Mr Balls and Mr Alexander called for savings from the Common Agricultural Policy and from more effective use of the EU's structural funds to support disadvantaged areas of the continent.
They said that an independent EU auditor should be appointed to review every aspect of spending for its impact on promoting growth in member states.
But they said that Mr Cameron was not in a position to deliver the best outcomes for the UK.
"The real tragedy for Britain is that at the very time when our leadership is most needed, the UK's influence has rarely been so marginalised," said the Labour pair.
"As a result of David Cameron's behaviour, those we used to call friends now ridicule the Prime Minister in meetings, shut him out of negotiations and bad-mouth him to the press."
However, Labour leader Ed Miliband sidestepped questions about whether he would vote against the Government on Wednesday.
"We will look at anything that comes forward in terms of votes," he said during a question-and-answer session after a speech about mental health today.
Asked whether he was now a Eurosceptic, he said: "No."
Downing Street insisted the Government was already taking a tough line on the budget - suggesting it would be unrealistic to expect more.

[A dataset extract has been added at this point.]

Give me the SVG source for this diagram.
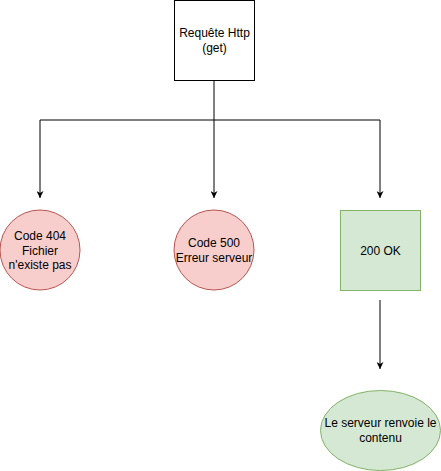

"There simply isn't the case for a real-terms increase. We think the Commission's proposal for a real-terms increase is completely unrealistic," a Number 10 spokeswoman said.
"We are going to be sticking to our guns," she said. "When European countries are having to tighten their belts at home, that is really important."
Asked why the Government was not pressing for a real-terms cut, the spokeswoman replied: "We are one member among 27."
If no agreement is reached on the multi-year budget, next year's allocation will automatically increase by 2% in line with inflation.